SADC shortchanges Venson-Moitoi

By Bakang Mhaladi

Gaborone – After emerging with firm assurances from SADC, Botswana’s foreign affairs minister, Dr Pelonomi Venson-Moitoi was left disappointed after only 10 states voted for her in the race for the African Union Commission chairperson’s post.

Venson-Moitoi made it to the second round but was betrayed by her own region, with five of the SADC member states taking their vote elsewhere.

Chad’s Moussa Faki Mahamat emerged the eventual winner. It is still unclear who betrayed the Botswana candidate as voting was through a secret ballot.

Venson-Moitoi however, said they had expected the 10 votes, with other five members backing Kenyan candidate, Amina Mohammed as the countries are part of Common Market for Eastern and Southern Africa (COMESA) where Kenya is a member.

“And indeed the first round of elections produced the 10 votes that we projected,” Venson-Moitoi told reporters.

The 65 year-old former journalist was gracious in defeat, taking to Twitter to thank her supporters.

The Botswana government also avoided the issue of SADC votes, instead praising Venson-Moitoi for putting up a “gallant” fight.

The Southern Times, has learned that regional leaders decided to snub Venson-Moitoi because of Botswana President Ian Khama’s attitude towards the AU. Khama previously labelled the AU a “talk shop” and hardly attends its meetings. Khama was absent when the voting took place in Addis Ababa on Monday, giving the impression that he did not support his own foreign minister.

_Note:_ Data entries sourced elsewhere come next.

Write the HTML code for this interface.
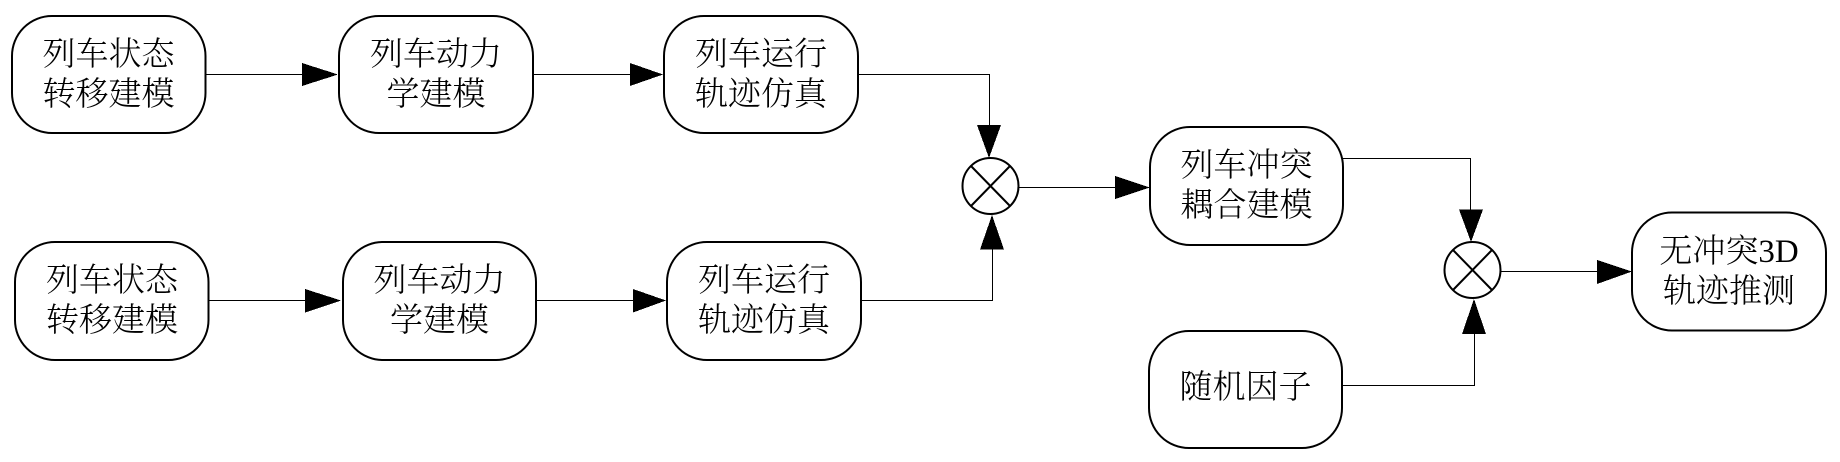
<!DOCTYPE html>
<html><head><meta charset="utf-8">
<style>
html,body{margin:0;padding:0;background:#fff}
svg{display:block}
text{font-family:"Liberation Serif","Noto Serif CJK SC",serif;font-size:33px;font-weight:300;fill:#000;text-anchor:middle}
.b{fill:#fff;stroke:#000;stroke-width:2}
.l{fill:none;stroke:#000;stroke-width:1.2;shape-rendering:crispEdges}
.c{fill:#fff;stroke:#000;stroke-width:2}
polygon{shape-rendering:crispEdges}
</style></head><body>
<svg width="1840" height="462" viewBox="0 0 1840 462" xmlns="http://www.w3.org/2000/svg">
<rect width="1840" height="462" fill="#fff"/>
<!-- connectors -->
<path class="l" d="M206 74.500H305M533 74.500H630M858 74.500H989.500V130"/>
<path class="l" d="M208 300.500H308M536 300.500H634M861 300.500H992.500V245"/>
<path class="l" d="M1018 187.500H1118M1343 158.500H1470.500V215M1342 385.500H1474.500V330M1500 271.500H1600"/>
<!-- arrowheads -->
<polygon points="302,63 302,86 338,74.500"/>
<polygon points="630,63 630,86 663,74.500"/>
<polygon points="305,289 305,312.500 341,300.500"/>
<polygon points="633,289 633,312.500 666,300.500"/>
<polygon points="977,125 1001,125 989,158"/>
<polygon points="980,249.500 1004,249.500 992,215"/>
<polygon points="1115,176 1115,199 1150,187.500"/>
<polygon points="1459,209.500 1483,209.500 1471,242"/>
<polygon points="1462,334 1486,334 1474,299"/>
<polygon points="1597,260 1597,284 1632,271.500"/>
<!-- boxes -->
<rect class="b" x="12" y="16" width="193.500" height="117" rx="40" ry="40"/>
<rect class="b" x="339" y="16" width="194" height="117" rx="40" ry="40"/>
<rect class="b" x="664" y="16" width="194" height="117" rx="40" ry="40"/>
<rect class="b" x="15" y="242" width="193.500" height="118" rx="40" ry="40"/>
<rect class="b" x="343" y="242" width="193" height="118" rx="40" ry="40"/>
<rect class="b" x="667" y="242" width="194" height="118" rx="40" ry="40"/>
<rect class="b" x="1150" y="127" width="193" height="118" rx="40" ry="40"/>
<rect class="b" x="1149" y="331" width="193" height="117" rx="40" ry="40"/>
<rect class="b" x="1632" y="212.500" width="194" height="118" rx="40" ry="40"/>
<!-- summing junctions -->
<circle class="c" cx="990.500" cy="186" r="28"/>
<path class="c" d="M971 166L1010 206M1010 166L971 206"/>
<circle class="c" cx="1472.500" cy="270" r="28"/>
<path class="c" d="M1453 250L1492 290M1492 250L1453 290"/>
<!-- labels -->
<text x="108.500" y="65">列车状态</text>
<text x="108.500" y="105">转移建模</text>
<text x="436" y="65">列车动力</text>
<text x="436" y="105">学建模</text>
<text x="761" y="65">列车运行</text>
<text x="761" y="105">轨迹仿真</text>
<text x="112" y="291">列车状态</text>
<text x="112" y="331">转移建模</text>
<text x="439.500" y="291">列车动力</text>
<text x="439.500" y="331">学建模</text>
<text x="764" y="291">列车运行</text>
<text x="764" y="331">轨迹仿真</text>
<text x="1246.500" y="176">列车冲突</text>
<text x="1246.500" y="216">耦合建模</text>
<text x="1245.500" y="398">随机因子</text>
<text x="1729" y="262">无冲突3D</text>
<text x="1729" y="302">轨迹推测</text>
</svg>
</body></html>
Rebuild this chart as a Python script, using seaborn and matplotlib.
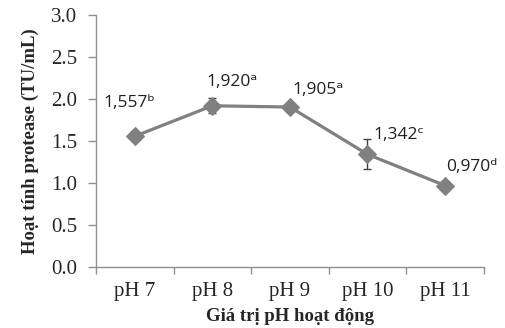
import matplotlib
matplotlib.use("Agg")
import matplotlib.pyplot as plt
import pandas as pd
import seaborn as sns

# du lieu doc tu hinh
ph_labels = ["pH 7", "pH 8", "pH 9", "pH 10", "pH 11"]
activity = [1.557, 1.920, 1.905, 1.342, 0.970]
err = [0.02, 0.09, 0.05, 0.18, 0.02]
point_labels = ["1,557ᵇ", "1,920ᵃ", "1,905ᵃ", "1,342ᶜ", "0,970ᵈ"]

sns.set_style("white")
plt.rcParams["font.family"] = ["Liberation Serif", "DejaVu Serif"]

df = pd.DataFrame({"pos": range(len(ph_labels)), "ph": ph_labels, "val": activity})

fig = plt.figure(figsize=(5.05, 3.28), dpi=100)
ax = fig.add_axes([0.19, 0.186, 0.768, 0.768])

line_color = "#808080"
ax.errorbar(df["pos"], df["val"], yerr=err, fmt="none", ecolor="#404040",
            elinewidth=1, capsize=3, capthick=1, zorder=2)
sns.lineplot(data=df, x="pos", y="val", color=line_color, linewidth=2.3,
             marker="D", markersize=9, markeredgecolor=line_color, ax=ax, zorder=3)

# nhan gia tri (offset tinh bang point)
offsets = [(-4, 24), (14, 17), (20, 12), (23, 14), (19, 13)]
for x, y, lab, (dx, dy) in zip(df["pos"], df["val"], point_labels, offsets):
    ax.annotate(lab, (x, y), xytext=(dx, dy), textcoords="offset points",
                ha="center", va="center", fontsize=12.5, color="#202020",
                family=["Open Sans", "DejaVu Sans"])

ax.set_xlim(-0.5, len(ph_labels) - 0.5)
ax.set_ylim(0, 3.0)
ax.set_yticks([0, 0.5, 1.0, 1.5, 2.0, 2.5, 3.0])
ax.set_yticklabels([f"{v:.1f}" for v in [0, 0.5, 1.0, 1.5, 2.0, 2.5, 3.0]])
ax.set_xticks(range(len(ph_labels)))
ax.set_xticklabels(ph_labels)
ax.set_xticks([i - 0.5 for i in range(len(ph_labels) + 1)], minor=True)
ax.tick_params(axis="x", which="major", bottom=True, length=0, labelsize=15, pad=11)
ax.tick_params(axis="x", which="minor", bottom=True, length=5, width=1,
               color="#909090", direction="out")
ax.tick_params(axis="y", left=True, length=5.5, width=1, color="#909090",
               direction="out", labelsize=15, pad=8)

for s in ["top", "right"]:
    ax.spines[s].set_visible(False)
for s in ["left", "bottom"]:
    ax.spines[s].set_color("#909090")
    ax.spines[s].set_linewidth(1)

ax.set_xlabel("Giá trị pH hoạt động", fontsize=13.5, fontweight="bold", labelpad=5)
ax.set_ylabel("Hoạt tính protease (TU/mL)", fontsize=13.5, fontweight="bold", labelpad=9)

fig.savefig("out.png", dpi=100)
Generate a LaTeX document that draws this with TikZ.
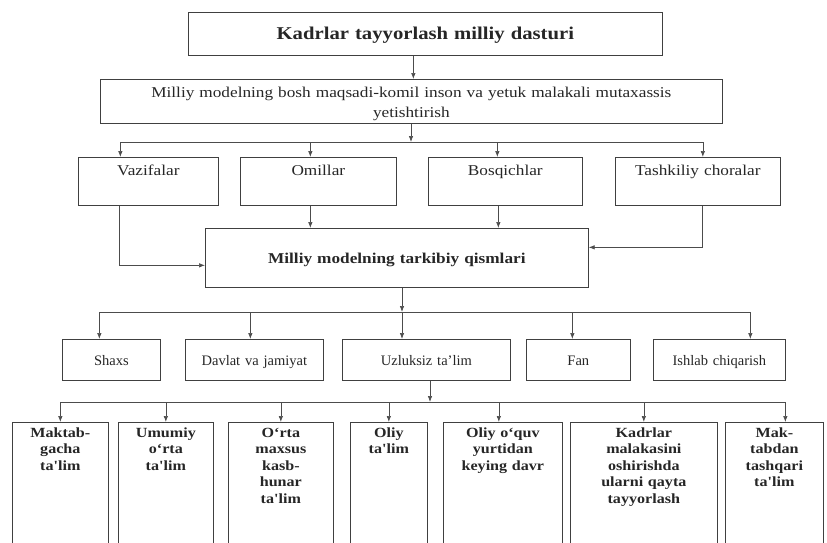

Zimbabwe President Robert Mugabe said although Zimbabwe backed the SADC candidate, her President’s reputation meant SADC member states turned their back on Venson-Moitoi.

“We worked hard behind the scenes and the poor lady tried her best. But the other countries were arguing that ah, you are a daughter whose father never appears at the AU and sometimes takes positions contrary (to the bloc’s). So she had no chance,” Mugabe said about the AU elections.

Khama has often cut a lone figure, breaking ranks with his counterparts in the region and on the continent over key political matters.

“Khama’s multilateral engagement in Africa has been limited.

He has not personally attended the AU summits since assuming office.

It remains unknown how his absence undermines the country’s foreign policy objectives,” argues political and social commentator, Nchidzi Smarts.

“The rejection of Venson-Moitoi shows the fractious relationship we have with the rest of Africa. It was always going to be difficult to represent countries and the a continental body he (Khama) has labelled a ‘talk shop’.”

But Venson-Moitoi leapt to her boss’ defense arguing Khama had other equally critical engagements.

“When President Khama assumed office, he delegated some roles to the Vice President to attend some meetings on his behalf so that he can concentrate on other things that are equally important,” she said. After Venson-Moitoi’s loss, the immediate reaction was that the SADC region had let her down, with leading Botswana independent daily, Mmegi calling the regional block ” a body of hypocrites” in its editorial comment, while others laid the blame on Khama’s doorstep.